_Task objective_
Take the lines from the top down to and including the one with "0.735, 0.748, 0.761];" and repeat them exactly. Omit images.

_Data extract_
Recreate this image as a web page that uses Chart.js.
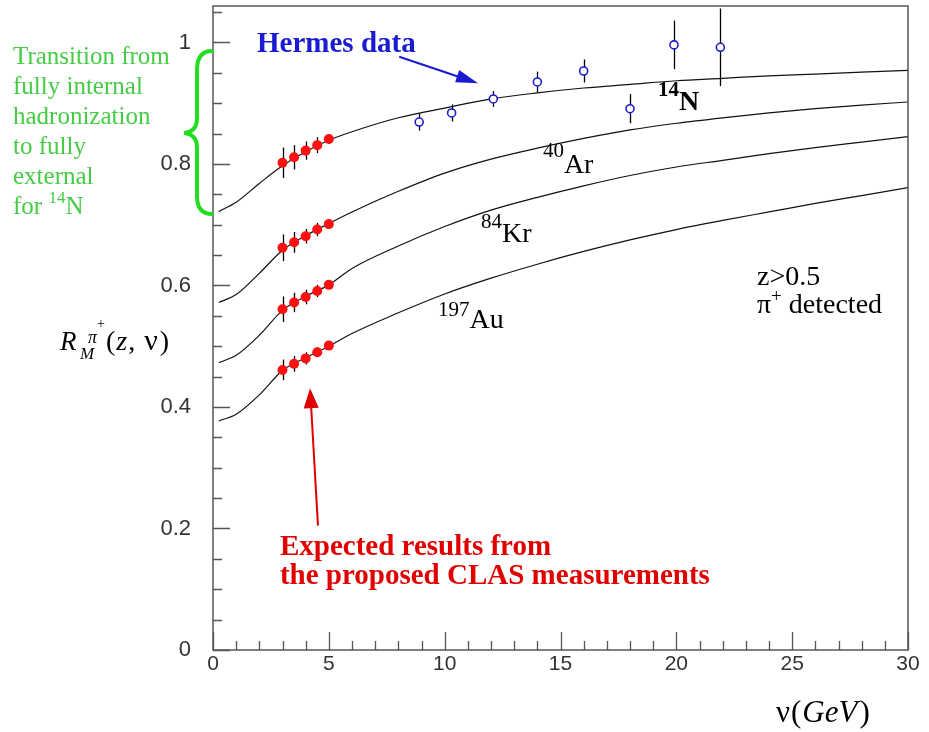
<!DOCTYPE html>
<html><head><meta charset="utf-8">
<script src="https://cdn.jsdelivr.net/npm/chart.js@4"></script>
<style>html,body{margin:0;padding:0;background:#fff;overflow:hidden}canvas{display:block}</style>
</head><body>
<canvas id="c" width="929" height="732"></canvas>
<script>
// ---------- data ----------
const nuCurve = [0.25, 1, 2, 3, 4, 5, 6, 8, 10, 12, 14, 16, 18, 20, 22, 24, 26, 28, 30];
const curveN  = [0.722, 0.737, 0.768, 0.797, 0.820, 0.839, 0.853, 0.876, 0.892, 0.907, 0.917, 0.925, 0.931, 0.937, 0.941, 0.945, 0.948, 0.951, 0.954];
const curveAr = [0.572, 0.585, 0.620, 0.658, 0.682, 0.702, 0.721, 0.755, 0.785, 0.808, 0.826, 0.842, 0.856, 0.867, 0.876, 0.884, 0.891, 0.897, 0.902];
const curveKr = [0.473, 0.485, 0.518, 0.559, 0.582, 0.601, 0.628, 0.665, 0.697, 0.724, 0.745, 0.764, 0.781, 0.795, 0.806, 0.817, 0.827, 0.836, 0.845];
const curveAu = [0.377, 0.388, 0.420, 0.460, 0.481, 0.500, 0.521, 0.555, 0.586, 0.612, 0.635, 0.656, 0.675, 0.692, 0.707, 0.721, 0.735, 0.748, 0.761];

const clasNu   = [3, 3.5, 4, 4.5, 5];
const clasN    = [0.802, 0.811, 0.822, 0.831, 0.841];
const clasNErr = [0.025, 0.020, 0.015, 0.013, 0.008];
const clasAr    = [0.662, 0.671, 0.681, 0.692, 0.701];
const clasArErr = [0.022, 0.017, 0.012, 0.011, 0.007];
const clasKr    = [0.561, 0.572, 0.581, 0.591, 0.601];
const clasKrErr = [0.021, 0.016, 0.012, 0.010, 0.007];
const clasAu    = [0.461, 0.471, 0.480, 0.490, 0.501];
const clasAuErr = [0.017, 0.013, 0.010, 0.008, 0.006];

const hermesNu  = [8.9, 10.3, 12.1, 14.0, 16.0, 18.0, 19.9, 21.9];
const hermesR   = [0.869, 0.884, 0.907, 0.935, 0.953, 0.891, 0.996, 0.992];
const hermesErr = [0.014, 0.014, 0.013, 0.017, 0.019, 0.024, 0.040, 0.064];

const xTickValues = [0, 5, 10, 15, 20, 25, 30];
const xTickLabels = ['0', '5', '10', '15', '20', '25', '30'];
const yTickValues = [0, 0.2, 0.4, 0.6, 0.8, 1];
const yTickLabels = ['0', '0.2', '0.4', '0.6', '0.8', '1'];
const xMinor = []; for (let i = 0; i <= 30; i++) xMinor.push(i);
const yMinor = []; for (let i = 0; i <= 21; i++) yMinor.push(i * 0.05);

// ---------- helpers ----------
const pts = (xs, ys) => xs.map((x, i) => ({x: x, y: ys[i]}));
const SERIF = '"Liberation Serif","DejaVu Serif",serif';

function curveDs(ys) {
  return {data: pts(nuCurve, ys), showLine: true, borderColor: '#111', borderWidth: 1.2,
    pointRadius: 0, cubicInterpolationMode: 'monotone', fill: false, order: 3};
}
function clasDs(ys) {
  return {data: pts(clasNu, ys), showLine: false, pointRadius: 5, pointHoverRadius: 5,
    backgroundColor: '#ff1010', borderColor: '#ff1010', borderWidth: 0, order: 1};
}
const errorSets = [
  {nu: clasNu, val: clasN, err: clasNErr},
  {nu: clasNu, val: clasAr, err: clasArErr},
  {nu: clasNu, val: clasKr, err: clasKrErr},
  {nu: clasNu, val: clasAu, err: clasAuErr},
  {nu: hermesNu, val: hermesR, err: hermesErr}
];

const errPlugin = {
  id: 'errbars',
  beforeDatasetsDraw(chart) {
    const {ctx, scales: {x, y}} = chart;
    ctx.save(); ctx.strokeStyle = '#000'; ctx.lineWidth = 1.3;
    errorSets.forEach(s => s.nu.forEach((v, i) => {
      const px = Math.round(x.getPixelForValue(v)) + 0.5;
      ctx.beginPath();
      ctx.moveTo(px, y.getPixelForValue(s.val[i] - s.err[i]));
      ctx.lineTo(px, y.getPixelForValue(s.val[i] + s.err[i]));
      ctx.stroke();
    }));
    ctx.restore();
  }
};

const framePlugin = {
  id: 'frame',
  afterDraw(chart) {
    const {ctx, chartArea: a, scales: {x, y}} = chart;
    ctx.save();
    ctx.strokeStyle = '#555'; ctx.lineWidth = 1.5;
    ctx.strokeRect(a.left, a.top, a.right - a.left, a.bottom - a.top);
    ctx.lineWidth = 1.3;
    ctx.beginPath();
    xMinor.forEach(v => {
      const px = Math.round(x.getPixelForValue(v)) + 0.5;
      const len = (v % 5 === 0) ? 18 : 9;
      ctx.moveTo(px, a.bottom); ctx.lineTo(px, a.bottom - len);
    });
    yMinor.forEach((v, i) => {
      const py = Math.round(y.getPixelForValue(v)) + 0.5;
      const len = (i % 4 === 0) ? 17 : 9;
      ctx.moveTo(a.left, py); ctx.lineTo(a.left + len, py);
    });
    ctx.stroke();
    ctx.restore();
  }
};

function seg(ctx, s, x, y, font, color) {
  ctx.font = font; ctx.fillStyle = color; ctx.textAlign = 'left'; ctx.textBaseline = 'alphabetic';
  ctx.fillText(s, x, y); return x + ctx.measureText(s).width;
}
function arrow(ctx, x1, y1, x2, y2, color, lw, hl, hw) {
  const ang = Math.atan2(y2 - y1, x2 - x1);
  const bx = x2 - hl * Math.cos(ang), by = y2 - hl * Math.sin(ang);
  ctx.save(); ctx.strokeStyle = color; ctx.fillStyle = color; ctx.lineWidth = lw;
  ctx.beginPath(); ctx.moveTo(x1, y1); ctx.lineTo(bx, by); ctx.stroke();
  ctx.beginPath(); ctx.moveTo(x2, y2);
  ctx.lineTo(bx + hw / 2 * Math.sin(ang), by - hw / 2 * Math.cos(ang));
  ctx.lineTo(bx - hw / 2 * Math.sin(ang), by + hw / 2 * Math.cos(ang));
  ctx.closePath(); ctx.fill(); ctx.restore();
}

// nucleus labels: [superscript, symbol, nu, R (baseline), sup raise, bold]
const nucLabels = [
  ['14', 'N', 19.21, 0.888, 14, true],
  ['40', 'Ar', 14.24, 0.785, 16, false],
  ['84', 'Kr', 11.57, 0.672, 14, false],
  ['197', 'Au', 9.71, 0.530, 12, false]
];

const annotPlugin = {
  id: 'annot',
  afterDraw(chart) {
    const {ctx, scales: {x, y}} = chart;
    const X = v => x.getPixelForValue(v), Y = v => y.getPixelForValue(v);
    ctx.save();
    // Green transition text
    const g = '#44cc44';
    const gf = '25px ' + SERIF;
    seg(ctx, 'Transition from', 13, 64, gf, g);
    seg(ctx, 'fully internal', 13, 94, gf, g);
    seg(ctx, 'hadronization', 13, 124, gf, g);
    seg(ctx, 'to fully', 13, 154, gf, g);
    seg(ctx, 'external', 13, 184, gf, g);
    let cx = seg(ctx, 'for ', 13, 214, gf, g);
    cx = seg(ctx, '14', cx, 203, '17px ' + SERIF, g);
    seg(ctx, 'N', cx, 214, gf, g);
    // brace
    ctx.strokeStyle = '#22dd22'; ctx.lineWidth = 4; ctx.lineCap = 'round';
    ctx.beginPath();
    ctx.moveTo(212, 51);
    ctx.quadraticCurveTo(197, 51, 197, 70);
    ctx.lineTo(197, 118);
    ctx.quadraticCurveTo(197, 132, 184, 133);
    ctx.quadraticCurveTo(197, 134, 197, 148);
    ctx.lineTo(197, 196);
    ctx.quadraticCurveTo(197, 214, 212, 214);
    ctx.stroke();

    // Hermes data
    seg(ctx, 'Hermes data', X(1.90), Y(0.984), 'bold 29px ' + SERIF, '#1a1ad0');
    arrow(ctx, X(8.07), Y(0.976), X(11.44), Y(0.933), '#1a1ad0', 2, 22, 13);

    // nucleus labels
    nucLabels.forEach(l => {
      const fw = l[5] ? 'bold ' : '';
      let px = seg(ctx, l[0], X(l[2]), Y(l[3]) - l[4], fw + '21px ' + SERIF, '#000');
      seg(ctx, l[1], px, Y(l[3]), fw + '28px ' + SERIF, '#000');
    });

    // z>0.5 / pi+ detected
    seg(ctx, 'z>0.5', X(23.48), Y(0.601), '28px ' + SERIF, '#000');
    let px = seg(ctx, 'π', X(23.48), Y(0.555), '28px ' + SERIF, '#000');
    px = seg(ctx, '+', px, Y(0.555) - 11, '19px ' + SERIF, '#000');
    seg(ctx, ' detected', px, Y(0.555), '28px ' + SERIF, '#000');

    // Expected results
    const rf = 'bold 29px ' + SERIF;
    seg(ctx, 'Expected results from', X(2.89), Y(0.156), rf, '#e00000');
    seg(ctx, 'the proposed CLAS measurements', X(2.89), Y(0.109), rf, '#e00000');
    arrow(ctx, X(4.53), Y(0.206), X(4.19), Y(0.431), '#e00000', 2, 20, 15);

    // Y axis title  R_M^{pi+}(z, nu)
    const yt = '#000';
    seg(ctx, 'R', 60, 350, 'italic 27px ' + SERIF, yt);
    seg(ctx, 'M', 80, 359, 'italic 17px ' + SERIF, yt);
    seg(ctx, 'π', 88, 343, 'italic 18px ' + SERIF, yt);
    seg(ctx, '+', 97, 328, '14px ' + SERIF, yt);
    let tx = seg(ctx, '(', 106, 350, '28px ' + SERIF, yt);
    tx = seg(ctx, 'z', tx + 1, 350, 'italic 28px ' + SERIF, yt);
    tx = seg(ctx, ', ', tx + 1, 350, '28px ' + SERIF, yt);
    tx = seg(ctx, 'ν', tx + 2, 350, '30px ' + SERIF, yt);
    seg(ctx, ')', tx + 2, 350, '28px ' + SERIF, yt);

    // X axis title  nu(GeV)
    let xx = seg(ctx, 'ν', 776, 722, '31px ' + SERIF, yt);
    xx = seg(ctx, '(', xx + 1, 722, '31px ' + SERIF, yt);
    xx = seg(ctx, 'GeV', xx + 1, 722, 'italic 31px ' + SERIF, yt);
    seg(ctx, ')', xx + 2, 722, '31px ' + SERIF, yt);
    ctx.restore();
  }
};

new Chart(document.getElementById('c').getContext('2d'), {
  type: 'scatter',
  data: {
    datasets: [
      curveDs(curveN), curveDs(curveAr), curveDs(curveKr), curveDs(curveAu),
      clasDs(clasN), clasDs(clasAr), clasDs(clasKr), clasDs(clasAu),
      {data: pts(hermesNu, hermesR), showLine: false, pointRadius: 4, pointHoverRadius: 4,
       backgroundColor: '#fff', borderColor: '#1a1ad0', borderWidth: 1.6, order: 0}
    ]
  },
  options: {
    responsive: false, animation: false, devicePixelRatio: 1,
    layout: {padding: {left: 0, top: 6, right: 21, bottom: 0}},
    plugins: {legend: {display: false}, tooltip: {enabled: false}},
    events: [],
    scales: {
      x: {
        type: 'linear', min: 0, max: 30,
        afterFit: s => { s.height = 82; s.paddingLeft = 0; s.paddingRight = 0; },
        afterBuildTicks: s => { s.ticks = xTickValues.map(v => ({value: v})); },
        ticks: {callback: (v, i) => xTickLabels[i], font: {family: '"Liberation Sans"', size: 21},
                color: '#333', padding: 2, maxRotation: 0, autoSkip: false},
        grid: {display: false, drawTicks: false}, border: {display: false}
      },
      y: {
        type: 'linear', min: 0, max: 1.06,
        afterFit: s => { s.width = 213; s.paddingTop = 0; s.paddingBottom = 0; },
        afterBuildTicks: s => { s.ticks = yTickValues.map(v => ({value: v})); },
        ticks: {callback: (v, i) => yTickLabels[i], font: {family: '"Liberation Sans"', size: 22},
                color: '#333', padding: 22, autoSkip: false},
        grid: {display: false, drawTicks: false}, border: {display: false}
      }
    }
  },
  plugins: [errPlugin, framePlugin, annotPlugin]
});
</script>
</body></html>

_Full response_
Recreate this image as a web page that uses Chart.js.
<!DOCTYPE html>
<html><head><meta charset="utf-8">
<script src="https://cdn.jsdelivr.net/npm/chart.js@4"></script>
<style>html,body{margin:0;padding:0;background:#fff;overflow:hidden}canvas{display:block}</style>
</head><body>
<canvas id="c" width="929" height="732"></canvas>
<script>
// ---------- data ----------
const nuCurve = [0.25, 1, 2, 3, 4, 5, 6, 8, 10, 12, 14, 16, 18, 20, 22, 24, 26, 28, 30];
const curveN  = [0.722, 0.737, 0.768, 0.797, 0.820, 0.839, 0.853, 0.876, 0.892, 0.907, 0.917, 0.925, 0.931, 0.937, 0.941, 0.945, 0.948, 0.951, 0.954];
const curveAr = [0.572, 0.585, 0.620, 0.658, 0.682, 0.702, 0.721, 0.755, 0.785, 0.808, 0.826, 0.842, 0.856, 0.867, 0.876, 0.884, 0.891, 0.897, 0.902];
const curveKr = [0.473, 0.485, 0.518, 0.559, 0.582, 0.601, 0.628, 0.665, 0.697, 0.724, 0.745, 0.764, 0.781, 0.795, 0.806, 0.817, 0.827, 0.836, 0.845];
const curveAu = [0.377, 0.388, 0.420, 0.460, 0.481, 0.500, 0.521, 0.555, 0.586, 0.612, 0.635, 0.656, 0.675, 0.692, 0.707, 0.721, 0.735, 0.748, 0.761];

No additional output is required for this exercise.